Images of practical interest generally consist of several dominant spatial frequencies. Fine detail in an image means a larger number of changes per unit distance as compared to coarse image features. The mathematical technique for separating an image into its various spatial frequency components is called Fourier Analysis. After an image is separated into its components (done as a “Fourier Transform”), it is possible to emphasize certain groups (or “bands”) of frequencies relative to others and recombine the spatial frequencies into an enhanced image. Algorithms for this purpose are called “spatial filters” because they suppress (de-emphasize) certain frequencies and pass (emphasize) others. Spatial filters that pass high frequencies and, hence, emphasize fine detail and edges, are called highpass filters. Filters that suppress high frequencies and therefore ‘smooth’ an image are called lowpass filters.  Lowpass filters are also used to eliminate the ‘salt and pepper’ effect or noise in an image.

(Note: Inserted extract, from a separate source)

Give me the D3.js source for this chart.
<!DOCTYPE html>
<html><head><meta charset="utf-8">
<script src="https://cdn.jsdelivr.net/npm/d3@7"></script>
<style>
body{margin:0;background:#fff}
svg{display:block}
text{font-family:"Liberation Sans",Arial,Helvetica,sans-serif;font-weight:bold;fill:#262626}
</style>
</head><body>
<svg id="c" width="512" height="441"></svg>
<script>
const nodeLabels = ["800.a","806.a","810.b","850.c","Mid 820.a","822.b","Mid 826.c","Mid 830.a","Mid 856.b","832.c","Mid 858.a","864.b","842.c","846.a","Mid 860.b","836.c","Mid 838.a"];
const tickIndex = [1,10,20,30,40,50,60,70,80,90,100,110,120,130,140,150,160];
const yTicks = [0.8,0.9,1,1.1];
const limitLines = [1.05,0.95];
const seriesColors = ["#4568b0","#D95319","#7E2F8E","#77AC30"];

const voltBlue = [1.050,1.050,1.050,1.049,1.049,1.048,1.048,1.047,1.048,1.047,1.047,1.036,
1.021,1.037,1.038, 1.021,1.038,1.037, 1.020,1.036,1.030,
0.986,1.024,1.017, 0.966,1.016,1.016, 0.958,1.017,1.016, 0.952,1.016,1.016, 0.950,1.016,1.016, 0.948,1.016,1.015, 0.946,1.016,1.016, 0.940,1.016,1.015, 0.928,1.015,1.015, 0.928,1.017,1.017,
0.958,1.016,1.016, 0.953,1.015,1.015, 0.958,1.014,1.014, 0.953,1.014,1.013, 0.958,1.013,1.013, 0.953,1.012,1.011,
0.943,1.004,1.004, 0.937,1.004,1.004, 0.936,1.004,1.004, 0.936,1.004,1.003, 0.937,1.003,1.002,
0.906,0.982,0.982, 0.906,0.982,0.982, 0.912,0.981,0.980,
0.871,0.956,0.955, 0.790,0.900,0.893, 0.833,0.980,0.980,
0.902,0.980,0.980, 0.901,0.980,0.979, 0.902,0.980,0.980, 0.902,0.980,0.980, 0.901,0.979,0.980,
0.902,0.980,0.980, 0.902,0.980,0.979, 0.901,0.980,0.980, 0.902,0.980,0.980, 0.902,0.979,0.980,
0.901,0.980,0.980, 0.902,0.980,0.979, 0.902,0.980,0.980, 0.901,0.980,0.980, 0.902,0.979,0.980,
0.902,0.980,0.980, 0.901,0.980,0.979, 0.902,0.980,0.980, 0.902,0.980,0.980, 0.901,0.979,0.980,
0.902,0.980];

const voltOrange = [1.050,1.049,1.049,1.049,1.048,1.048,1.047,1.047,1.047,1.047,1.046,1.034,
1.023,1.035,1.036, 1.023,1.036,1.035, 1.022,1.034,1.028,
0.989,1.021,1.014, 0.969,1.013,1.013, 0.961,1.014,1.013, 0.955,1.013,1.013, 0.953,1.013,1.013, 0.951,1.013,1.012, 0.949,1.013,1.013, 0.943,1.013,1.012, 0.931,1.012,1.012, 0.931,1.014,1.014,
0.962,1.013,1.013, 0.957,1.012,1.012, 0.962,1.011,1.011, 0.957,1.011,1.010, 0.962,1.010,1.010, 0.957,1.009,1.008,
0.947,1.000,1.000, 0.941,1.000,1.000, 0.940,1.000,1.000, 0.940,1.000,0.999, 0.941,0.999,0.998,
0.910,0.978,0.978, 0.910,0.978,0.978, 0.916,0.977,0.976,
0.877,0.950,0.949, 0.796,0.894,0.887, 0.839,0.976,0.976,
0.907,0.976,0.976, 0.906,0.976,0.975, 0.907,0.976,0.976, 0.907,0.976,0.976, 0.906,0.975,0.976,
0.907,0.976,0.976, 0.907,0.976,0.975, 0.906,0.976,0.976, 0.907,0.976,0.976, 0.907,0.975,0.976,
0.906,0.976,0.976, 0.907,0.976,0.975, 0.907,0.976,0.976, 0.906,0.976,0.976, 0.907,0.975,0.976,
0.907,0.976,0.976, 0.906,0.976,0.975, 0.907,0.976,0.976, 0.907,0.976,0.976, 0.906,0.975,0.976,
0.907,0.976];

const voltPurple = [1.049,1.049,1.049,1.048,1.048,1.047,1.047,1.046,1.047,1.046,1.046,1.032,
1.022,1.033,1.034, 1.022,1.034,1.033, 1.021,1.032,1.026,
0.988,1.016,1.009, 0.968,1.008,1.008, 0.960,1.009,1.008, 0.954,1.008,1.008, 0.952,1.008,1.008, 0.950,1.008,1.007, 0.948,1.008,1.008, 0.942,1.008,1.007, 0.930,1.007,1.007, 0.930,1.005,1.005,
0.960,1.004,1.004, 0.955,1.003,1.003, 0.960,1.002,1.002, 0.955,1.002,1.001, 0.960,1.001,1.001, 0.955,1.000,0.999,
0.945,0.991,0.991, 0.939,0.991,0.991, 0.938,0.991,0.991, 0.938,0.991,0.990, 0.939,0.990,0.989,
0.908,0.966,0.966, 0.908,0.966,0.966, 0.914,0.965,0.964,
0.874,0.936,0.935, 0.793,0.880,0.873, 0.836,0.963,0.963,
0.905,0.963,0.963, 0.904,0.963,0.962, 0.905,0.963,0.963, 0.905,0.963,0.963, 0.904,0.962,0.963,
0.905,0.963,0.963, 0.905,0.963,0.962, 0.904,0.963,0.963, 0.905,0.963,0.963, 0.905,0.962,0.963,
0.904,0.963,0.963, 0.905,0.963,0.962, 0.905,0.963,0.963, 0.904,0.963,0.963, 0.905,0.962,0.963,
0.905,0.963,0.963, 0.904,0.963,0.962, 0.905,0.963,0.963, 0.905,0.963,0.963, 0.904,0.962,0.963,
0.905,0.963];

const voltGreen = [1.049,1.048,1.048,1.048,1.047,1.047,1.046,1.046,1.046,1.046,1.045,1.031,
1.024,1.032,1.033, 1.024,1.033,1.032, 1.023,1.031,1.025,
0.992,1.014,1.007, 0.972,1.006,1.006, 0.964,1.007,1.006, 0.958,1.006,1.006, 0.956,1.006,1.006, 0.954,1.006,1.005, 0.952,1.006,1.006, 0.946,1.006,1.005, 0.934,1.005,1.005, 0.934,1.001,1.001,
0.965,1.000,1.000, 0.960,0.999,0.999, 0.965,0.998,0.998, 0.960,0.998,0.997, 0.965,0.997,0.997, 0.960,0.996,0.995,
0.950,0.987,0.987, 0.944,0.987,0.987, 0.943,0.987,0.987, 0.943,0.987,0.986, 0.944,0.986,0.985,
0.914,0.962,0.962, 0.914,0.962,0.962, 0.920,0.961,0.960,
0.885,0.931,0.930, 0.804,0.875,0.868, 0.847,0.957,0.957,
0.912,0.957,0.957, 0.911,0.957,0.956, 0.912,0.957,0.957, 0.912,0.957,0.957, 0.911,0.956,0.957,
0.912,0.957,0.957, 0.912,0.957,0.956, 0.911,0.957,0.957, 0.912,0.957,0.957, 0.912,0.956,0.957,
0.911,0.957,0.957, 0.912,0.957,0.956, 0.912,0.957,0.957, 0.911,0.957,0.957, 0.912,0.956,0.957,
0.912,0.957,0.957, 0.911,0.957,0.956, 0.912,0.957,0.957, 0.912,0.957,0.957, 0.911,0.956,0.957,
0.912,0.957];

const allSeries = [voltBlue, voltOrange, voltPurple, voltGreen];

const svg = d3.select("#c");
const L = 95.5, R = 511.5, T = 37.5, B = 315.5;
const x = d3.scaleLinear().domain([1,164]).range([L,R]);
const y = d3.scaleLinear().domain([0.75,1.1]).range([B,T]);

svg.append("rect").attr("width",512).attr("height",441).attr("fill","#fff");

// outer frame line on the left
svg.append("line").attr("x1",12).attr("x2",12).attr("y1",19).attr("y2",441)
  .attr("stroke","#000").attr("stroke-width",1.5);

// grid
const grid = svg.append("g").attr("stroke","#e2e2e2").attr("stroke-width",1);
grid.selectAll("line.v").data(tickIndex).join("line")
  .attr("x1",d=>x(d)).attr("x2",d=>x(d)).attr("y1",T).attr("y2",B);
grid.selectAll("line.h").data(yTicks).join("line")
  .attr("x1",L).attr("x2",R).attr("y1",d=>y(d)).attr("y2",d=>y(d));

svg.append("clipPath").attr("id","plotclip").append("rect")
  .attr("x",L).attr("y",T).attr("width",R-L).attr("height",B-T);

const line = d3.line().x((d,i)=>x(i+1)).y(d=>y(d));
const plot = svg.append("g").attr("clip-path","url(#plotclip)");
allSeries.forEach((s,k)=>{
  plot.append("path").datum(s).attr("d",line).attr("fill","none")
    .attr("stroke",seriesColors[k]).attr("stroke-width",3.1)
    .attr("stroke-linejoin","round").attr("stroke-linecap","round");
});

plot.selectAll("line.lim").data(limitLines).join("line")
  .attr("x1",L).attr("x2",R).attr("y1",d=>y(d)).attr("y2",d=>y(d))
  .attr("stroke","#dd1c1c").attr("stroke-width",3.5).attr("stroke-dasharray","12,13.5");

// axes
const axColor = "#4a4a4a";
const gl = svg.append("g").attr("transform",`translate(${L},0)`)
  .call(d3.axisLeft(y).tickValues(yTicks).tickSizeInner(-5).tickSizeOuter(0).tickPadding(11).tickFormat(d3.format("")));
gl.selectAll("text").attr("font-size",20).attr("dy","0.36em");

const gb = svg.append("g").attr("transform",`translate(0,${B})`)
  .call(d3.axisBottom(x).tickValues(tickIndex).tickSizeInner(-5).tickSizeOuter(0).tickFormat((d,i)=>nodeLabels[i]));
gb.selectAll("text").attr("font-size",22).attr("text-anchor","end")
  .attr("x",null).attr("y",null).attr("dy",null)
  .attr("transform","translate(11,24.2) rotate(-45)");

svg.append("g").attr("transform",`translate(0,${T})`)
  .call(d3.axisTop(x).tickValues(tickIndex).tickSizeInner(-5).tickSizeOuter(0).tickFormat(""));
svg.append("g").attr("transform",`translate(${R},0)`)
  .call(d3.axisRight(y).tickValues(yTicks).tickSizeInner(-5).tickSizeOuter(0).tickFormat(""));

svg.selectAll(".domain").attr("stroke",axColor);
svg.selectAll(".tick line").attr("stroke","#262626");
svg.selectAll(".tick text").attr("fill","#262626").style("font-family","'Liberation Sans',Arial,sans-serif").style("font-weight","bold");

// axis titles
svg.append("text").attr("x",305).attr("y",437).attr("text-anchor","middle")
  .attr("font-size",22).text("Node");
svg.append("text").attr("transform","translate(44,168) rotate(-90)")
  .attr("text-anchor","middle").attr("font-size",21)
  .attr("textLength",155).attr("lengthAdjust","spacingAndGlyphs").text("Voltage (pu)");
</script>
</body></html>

The type of filter used, high- or low-pass, depends on the spatial frequency distribution of DN values and on what the user wishes to emphasize.

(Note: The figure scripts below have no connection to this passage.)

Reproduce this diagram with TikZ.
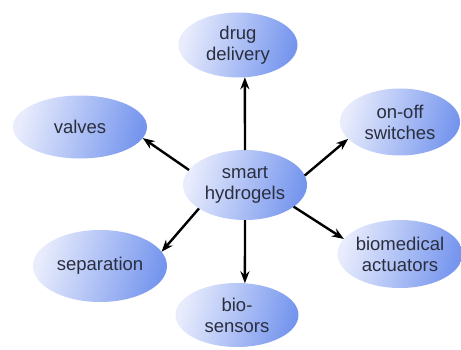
\documentclass[tikz,border=0pt]{standalone}
\usepackage{fontspec}
\setmainfont{Liberation Sans}
\usetikzlibrary{shapes.geometric,arrows.meta}

\definecolor{blobLight}{RGB}{232,236,252}
\definecolor{blobDark}{RGB}{118,150,238}
\definecolor{blobText}{RGB}{42,46,62}

\begin{document}
\begin{tikzpicture}[x=1pt,y=1pt]

        \useasboundingbox (0,0) rectangle (461,349);

        \begin{scope}[every node/.style={ellipse,inner sep=0pt,outer sep=0pt,
            left color=blobLight,right color=blobDark,shading angle=75,
            text=blobText,align=center,font=\fontsize{18.5}{21}\selectfont}]
          \node[minimum width=124,minimum height=70] (hyd)  at (245,164) {smart\\hydrogels};
          \node[minimum width=119,minimum height=65] (drug) at (238,304) {drug\\delivery};
          \node[minimum width=134,minimum height=63] (valv) at (80,222)  {valves};
          \node[minimum width=120,minimum height=67] (swit) at (400,227) {on-off\\switches};
          \node[minimum width=116,minimum height=68] (actu) at (400,95)  {biomedical\\actuators};
          \node[minimum width=123,minimum height=64] (sens) at (237,34)  {bio-\\sensors};
          \node[minimum width=134,minimum height=72] (sepa) at (100,83)  {separation};
        \end{scope}

        \begin{scope}[every edge/.style={draw,line width=2.4pt,-{Stealth[length=12pt,width=9pt]}}]
          \path (hyd.north)  edge (drug.-78);
          \path (hyd.165)    edge (valv.-10);
          \path (hyd.9)      edge (swit.-162);
          \path (hyd.-24)    edge (actu.165);
          \path (hyd.south)  edge (sens.76);
          \path (hyd.-153)   edge (sepa.13);
        \end{scope}

      \end{tikzpicture}
\end{document}
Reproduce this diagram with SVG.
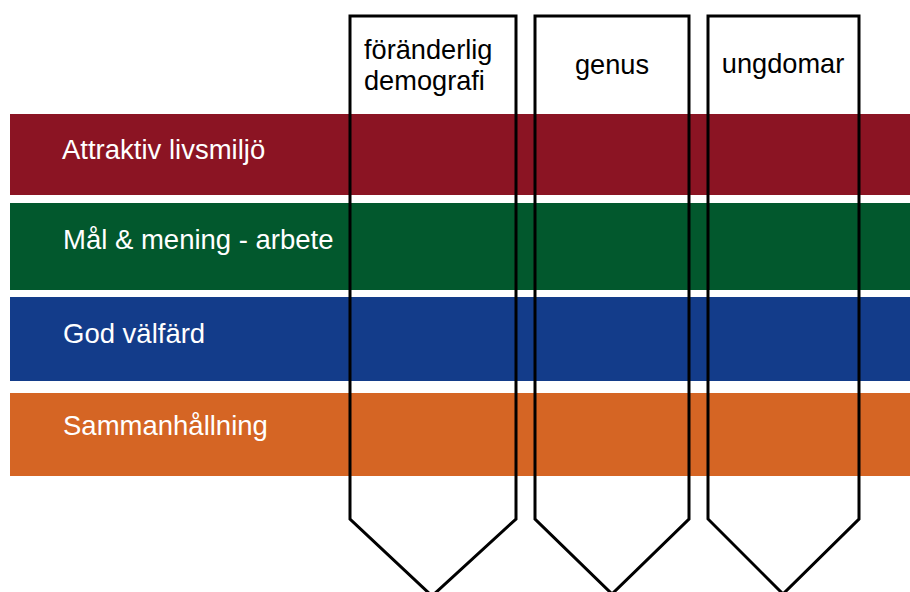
<svg xmlns="http://www.w3.org/2000/svg" width="910" height="592" viewBox="0 0 910 592">
<style>
.lbl{font-family:"Liberation Sans",Arial,sans-serif;font-size:27.5px;fill:#fff}
.col{font-family:"Liberation Sans",Arial,sans-serif;font-size:27.2px;fill:#000}
.arrow{fill:none;stroke:#000;stroke-width:3;stroke-linejoin:miter}
</style>
<rect width="910" height="592" fill="#fff"/>
<g id="band-attraktiv">
<rect x="10" y="114" width="900" height="81" fill="#8B1423"/>
<text class="lbl" x="62" y="159">Attraktiv livsmiljö</text>
</g>
<g id="band-mal">
<rect x="10" y="203" width="900" height="87" fill="#02582D"/>
<text class="lbl" x="63" y="249">Mål &amp; mening - arbete</text>
</g>
<g id="band-valfard">
<rect x="10" y="297" width="900" height="84" fill="#133C8A"/>
<text class="lbl" x="63" y="343">God välfärd</text>
</g>
<g id="band-sammanhallning">
<rect x="10" y="393" width="900" height="83" fill="#D56524"/>
<text class="lbl" x="63" y="435">Sammanhållning</text>
</g>
<g id="col-demografi">
<path class="arrow" d="M350,16 H516 V519 L432,596 L350,519 Z"/>
<text class="col" x="364" y="59">föränderlig</text>
<text class="col" x="364" y="90">demografi</text>
</g>
<g id="col-genus">
<path class="arrow" d="M535,16 H689 V519 L612,594 L535,519 Z"/>
<text class="col" x="612" y="74" text-anchor="middle">genus</text>
</g>
<g id="col-ungdomar">
<path class="arrow" d="M708,16 H859 V519 L783,594 L708,519 Z"/>
<text class="col" x="783" y="73" text-anchor="middle">ungdomar</text>
</g>
</svg>
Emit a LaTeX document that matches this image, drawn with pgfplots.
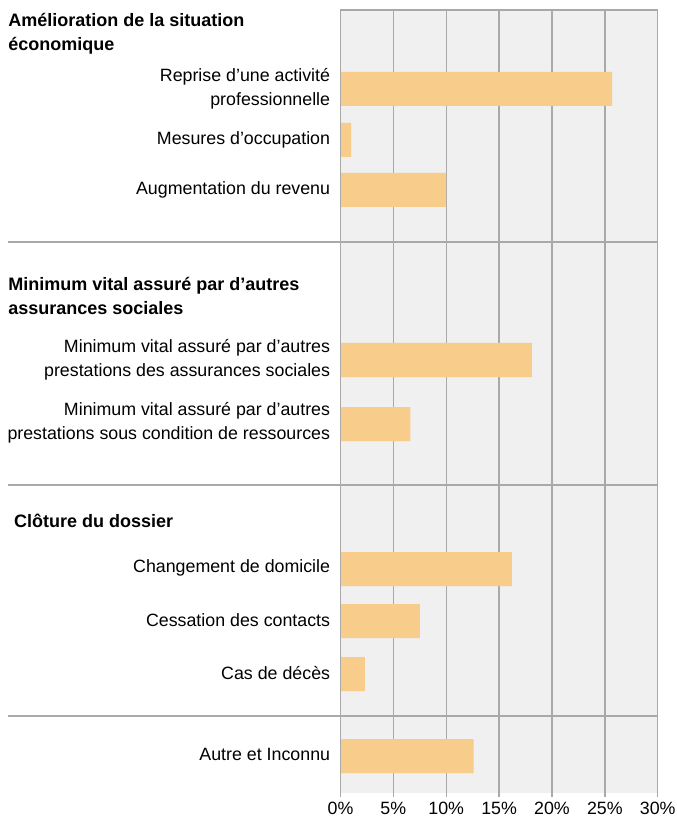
\documentclass[border=0pt]{standalone}
\usepackage{pgfplots}
\pgfplotsset{compat=1.18}
\usepackage{fontspec}
\setmainfont{Liberation Sans}
\definecolor{bg}{HTML}{EFF0EF}
\definecolor{barc}{HTML}{F8CC8A}
\definecolor{gridc}{HTML}{A9A9A9}
\begin{document}
\begin{tikzpicture}
\begin{axis}[
  x=5.287pt, y=0.5pt, y dir=reverse,
  xmin=0, xmax=30, ymin=10, ymax=793,
  clip=false,
  axis background/.style={fill=bg},
  axis line style={draw=none},
  xtick={0,5,...,30},
  xmajorgrids,
  grid style={gridc, line width=0.7pt},
  ytick=\empty,
  xtick pos=lower, tick align=outside,
  major tick length=2pt,
  tick style={gridc, line width=0.7pt},
  xticklabel={\pgfmathprintnumber{\tick}\%},
  xticklabel style={font=\fontsize{8.9}{10}\selectfont, yshift=1pt},
  /pgf/number format/assume math mode=true,
]
\addplot[xbar, bar width=34, fill=barc, draw=none] coordinates {
  (25.7,89) (1.0,140) (10.0,190)
  (18.1,360) (6.6,424)
  (16.2,569) (7.5,621) (2.3,674)
  (12.6,756)
};
% frame: top, left, right
\draw[gridc, line width=0.7pt] (axis cs:0,793) -- (axis cs:0,10) -- (axis cs:30,10) -- (axis cs:30,793);
% separators
\draw[gridc, line width=0.7pt] (axis cs:-31.45,242) -- (axis cs:30,242);
\draw[gridc, line width=0.7pt] (axis cs:-31.45,485) -- (axis cs:30,485);
\draw[gridc, line width=0.7pt] (axis cs:-31.45,716) -- (axis cs:30,716);
% labels
\tikzset{lab/.style={anchor=east, align=right, inner sep=0pt, xshift=-5pt, font=\fontsize{8.9}{11.8}\selectfont},
         hdr/.style={anchor=west, align=left, inner sep=0pt, font=\fontsize{9}{11.8}\selectfont\bfseries}}
\node[hdr] at (axis cs:-31.45,34) {Amélioration de la situation\\économique};
\node[lab] at (axis cs:0,89) {Reprise d’une activité\\professionnelle};
\node[lab] at (axis cs:0,140) {Mesures d’occupation};
\node[lab] at (axis cs:0,190) {Augmentation du revenu};
\node[hdr] at (axis cs:-31.45,296) {Minimum vital assuré par d’autres\\assurances sociales};
\node[lab] at (axis cs:0,360) {Minimum vital assuré par d’autres\\prestations des assurances sociales};
\node[lab] at (axis cs:0,423) {Minimum vital assuré par d’autres\\prestations sous condition de ressources};
\node[hdr] at (axis cs:-30.9,521) {Clôture du dossier};
\node[lab] at (axis cs:0,568) {Changement de domicile};
\node[lab] at (axis cs:0,620) {Cessation des contacts};
\node[lab] at (axis cs:0,673) {Cas de décès};
\node[lab] at (axis cs:0,754) {Autre et Inconnu};
\coordinate (tl) at (axis cs:-32.2,0);
\coordinate (br) at (axis cs:31.73,823);
\end{axis}
\pgfresetboundingbox
\path (tl) rectangle (br);
\end{tikzpicture}
\end{document}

By way of an example to demonstrate this, we will apply the two types of filters to ETM Band 4 image of the area around Aligarh town. The first that we display is the original data without any contrast enhancement (Fig 2).  Next, we apply a lowpass (mean) filter, which tends to generalize the image (Fig 3).  Application of the highpass filter emphasizes fine details in the image and brings out a sharp contrast between adjacent features (Fig 4).

 

Fig 2:  Landsat ETM Band 4 image representing the area around Aligarh Town.

 

 

Fig 3:  Landsat ETM Band 4 image representing the area around Aligarh Town, with the lowpass filter applied.  Application of this filter tends to generalize the image.

Fig 4:  Landsat ETM Band 4 image representing the area around Aligarh Town, with the highpass filter applied.  Application of this filter tends to emphasize fine detail in the image.

 

Convolution filtering is a common mathematical method of applying spatial filters. In this, each pixel value is replaced by the average over a square area centered on that pixel. Square sizes are typically 3 x 3, 5 x 5, or 7 x 7 pixels but other values are acceptable (Fig 5).

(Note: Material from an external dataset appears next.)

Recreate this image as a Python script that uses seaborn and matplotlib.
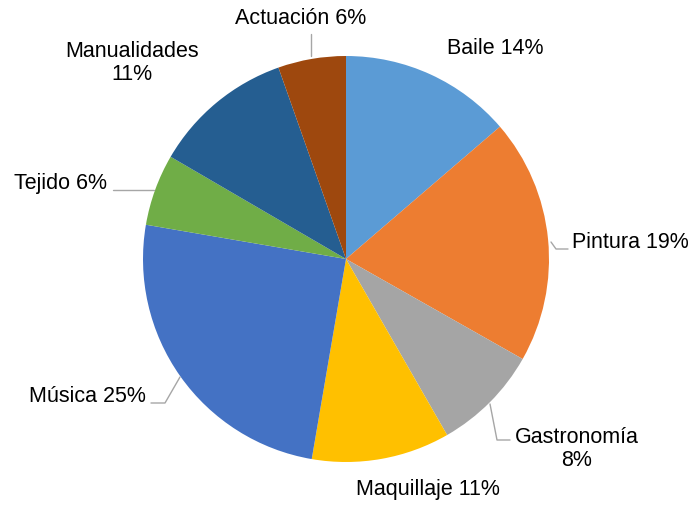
import matplotlib

matplotlib.use("Agg")
import matplotlib.pyplot as plt
import seaborn as sns

# slices, clockwise from 12 o'clock (shares)
categories = ["Baile", "Pintura", "Gastronomía", "Maquillaje", "Música",
              "Tejido", "Manualidades", "Actuación"]
shares = [13.7, 19.5, 8.5, 11.0, 25.0, 5.7, 11.2, 5.4]
slice_colors = ["#5B9BD5", "#ED7D31", "#A5A5A5", "#FFC000", "#4472C4",
                "#70AD47", "#255E91", "#9E480E"]
label_texts = ["Baile 14%", "Pintura 19%", "Gastronomía\n8%", "Maquillaje 11%",
               "Música 25%", "Tejido 6%", "Manualidades\n11%", "Actuación 6%"]

sns.set_theme(style="white")
plt.rcParams["font.family"] = ["Liberation Sans", "DejaVu Sans"]

W, H = 693, 506
CX, CY, R = 346, 260, 203


def to_data(px, py):
    return (px - CX) / R, (CY - py) / R


fig = plt.figure(figsize=(W / 100, H / 100), dpi=100)
ax = fig.add_axes([0, 0, 1, 1])

ax.pie(
    shares,
    colors=sns.color_palette(slice_colors),
    startangle=90,
    counterclock=False,
    radius=1.0,
    wedgeprops={"linewidth": 0},
)
# pie() resets the limits, so set them afterwards
ax.set_xlim(-CX / R, (W - CX) / R)
ax.set_ylim((CY - H) / R, CY / R)
ax.set_aspect("equal")
ax.axis("off")

# label placement in pixels (centre of text) and leader lines
label_pos = [(495, 48), (630, 242), (577, 449), (428, 490),
             (87, 397), (61, 183), (132, 63), (301, 19)]
leaders = {
    1: [(551, 243), (556, 250), (568, 250)],
    2: [(490, 405), (497, 441), (510, 441)],
    4: [(180, 378), (165, 404), (151, 404)],
    5: [(154, 191), (113, 191)],
    7: [(311, 57), (311, 35)],
}

for i, text in enumerate(label_texts):
    x, y = to_data(*label_pos[i])
    ax.text(x, y, text, ha="center", va="center", fontsize=15.5,
            color="#000000", linespacing=1.1)
for pts in leaders.values():
    xs, ys = zip(*(to_data(px, py) for px, py in pts))
    ax.plot(xs, ys, color="#A6A6A6", linewidth=1.0)

fig.savefig("out.png", dpi=100, facecolor="white")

Fig 5:  Convolution filtering involves replacing the pixel value with an average of values over a square area.

As in lowpass filtering, the convolution filtering tends to reduce deviations from local averages and thus smoothes the image. The difference between the input image and the convoluted image is the lowpass-filtered effect similar to that shown in Fig 3. Generally, spatially filtered images must be contrast stretched to use the full range of image display. Nevertheless, filtered images tend to appear flat.

An edge enhancement filter highlights abrupt discontinuities, such as rock joints and faults, field boundaries, and street patterns.  Fig 6a is an ASTER image in band combination 732 as RGB.  Fig 6b shows an edge enhanced image of the same area.  Drainage and other lineaments have been rendered sharp in the edge enhanced image.

 

Fig 6a:  ASTER image of an area in north Pithoragarh in band combination 742 as RGB.

Fig 6b:  The same area as in Fig 6a, after conversion to 256 gray level and applying the edge enhancement filter.

 Another spatial filter is the Sobel Edge Enhancement algorithm which finds an overabundance of discontinuities.  It can be used to emphasize sharp boundaries.  Fig 7 is the same image as in Fig 6a to which the Sobel filter has been applied after converting the image to 256 gray levels.

Fig 7:  Sobel edge enhancement filter applied to the image in Fig 6a after converting it to 256 gray levels.

 

The edge detection filter also highlights edges.  Fig 8 represents the same image as in Fig 2 to which the edge detection filter has been applied.

Fig 8:  Edge detection filter applied to the image in Fig 2 after converting it to 256 gray levels.